### [Exercise directions]
Print the entries below exactly as they appear, from the first line up to and including the line with "from matplotlib.transforms import". Do not print any pictures.

### [Listed records]
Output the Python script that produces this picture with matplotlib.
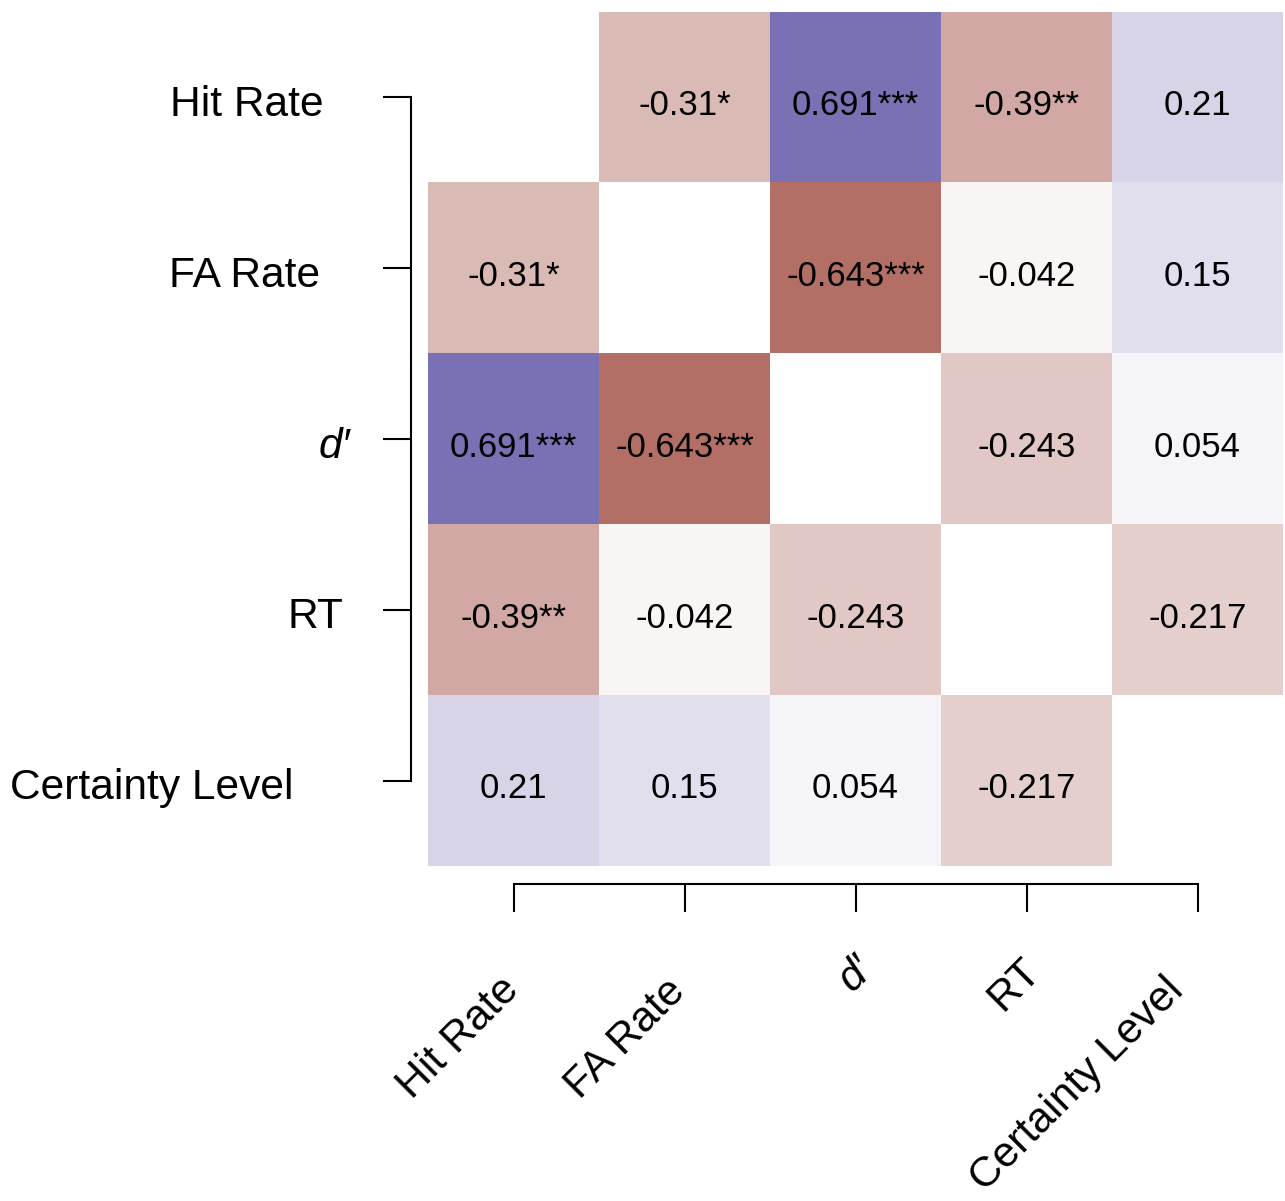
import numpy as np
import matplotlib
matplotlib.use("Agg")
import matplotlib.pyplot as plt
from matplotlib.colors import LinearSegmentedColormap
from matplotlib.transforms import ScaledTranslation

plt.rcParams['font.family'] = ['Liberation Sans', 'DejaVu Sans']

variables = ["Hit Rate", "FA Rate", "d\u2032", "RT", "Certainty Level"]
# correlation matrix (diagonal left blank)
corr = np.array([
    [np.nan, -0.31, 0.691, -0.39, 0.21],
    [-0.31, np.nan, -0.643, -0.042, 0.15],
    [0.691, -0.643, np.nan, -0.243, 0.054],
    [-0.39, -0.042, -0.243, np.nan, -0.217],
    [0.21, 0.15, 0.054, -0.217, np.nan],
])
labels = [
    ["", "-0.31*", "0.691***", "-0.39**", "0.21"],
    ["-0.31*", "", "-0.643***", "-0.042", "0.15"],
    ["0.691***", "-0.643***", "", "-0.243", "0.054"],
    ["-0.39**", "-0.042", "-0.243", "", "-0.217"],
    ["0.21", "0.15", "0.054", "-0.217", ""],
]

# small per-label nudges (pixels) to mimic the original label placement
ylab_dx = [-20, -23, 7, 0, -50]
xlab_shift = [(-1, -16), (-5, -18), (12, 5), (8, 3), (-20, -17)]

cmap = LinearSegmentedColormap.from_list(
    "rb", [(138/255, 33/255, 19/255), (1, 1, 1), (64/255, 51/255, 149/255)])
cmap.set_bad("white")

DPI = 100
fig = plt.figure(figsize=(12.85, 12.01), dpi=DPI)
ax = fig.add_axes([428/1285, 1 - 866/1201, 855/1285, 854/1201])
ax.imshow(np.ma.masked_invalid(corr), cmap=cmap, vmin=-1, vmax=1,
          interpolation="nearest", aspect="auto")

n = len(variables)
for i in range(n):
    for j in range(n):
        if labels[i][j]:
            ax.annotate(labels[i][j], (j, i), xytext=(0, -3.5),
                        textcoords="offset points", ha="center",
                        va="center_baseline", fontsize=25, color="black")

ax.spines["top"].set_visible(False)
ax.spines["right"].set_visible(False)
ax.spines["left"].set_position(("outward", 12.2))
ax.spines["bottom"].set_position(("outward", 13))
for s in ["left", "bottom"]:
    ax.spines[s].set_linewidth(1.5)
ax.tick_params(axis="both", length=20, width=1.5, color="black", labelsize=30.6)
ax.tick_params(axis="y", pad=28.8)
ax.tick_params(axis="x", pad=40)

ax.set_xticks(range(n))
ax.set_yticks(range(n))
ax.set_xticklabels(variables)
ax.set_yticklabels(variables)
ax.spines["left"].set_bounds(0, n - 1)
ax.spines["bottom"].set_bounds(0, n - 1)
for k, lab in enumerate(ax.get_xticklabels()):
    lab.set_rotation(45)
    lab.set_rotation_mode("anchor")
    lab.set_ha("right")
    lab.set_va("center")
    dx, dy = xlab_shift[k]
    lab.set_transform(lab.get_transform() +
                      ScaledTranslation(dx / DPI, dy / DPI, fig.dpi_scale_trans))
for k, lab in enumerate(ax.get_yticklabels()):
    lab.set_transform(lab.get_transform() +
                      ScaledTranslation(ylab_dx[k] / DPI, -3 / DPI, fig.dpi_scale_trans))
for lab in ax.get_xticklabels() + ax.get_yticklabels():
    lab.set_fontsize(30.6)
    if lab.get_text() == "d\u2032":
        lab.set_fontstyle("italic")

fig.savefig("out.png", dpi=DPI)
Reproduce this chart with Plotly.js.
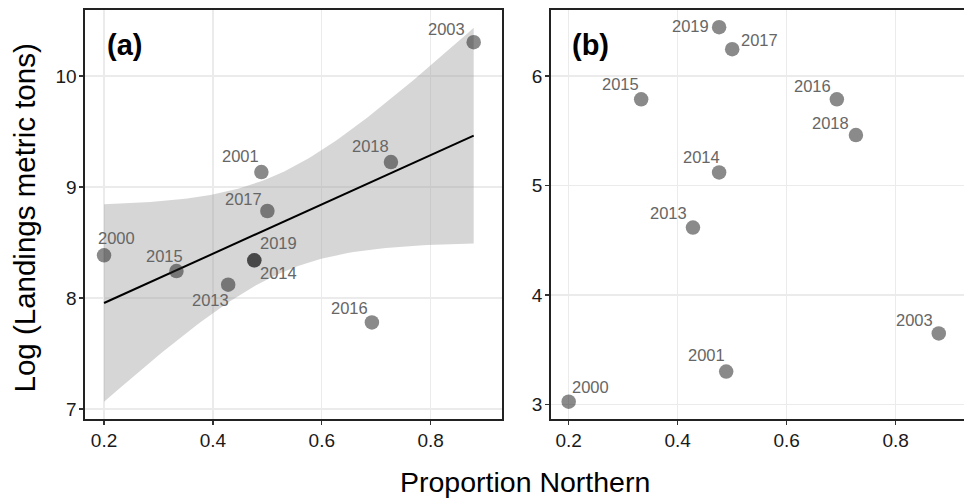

### [Written answer]
Output the Python script that produces this picture with matplotlib.
import numpy as np
import matplotlib
matplotlib.use("Agg")
import matplotlib.pyplot as plt
from matplotlib.colors import LinearSegmentedColormap
from matplotlib.transforms import ScaledTranslation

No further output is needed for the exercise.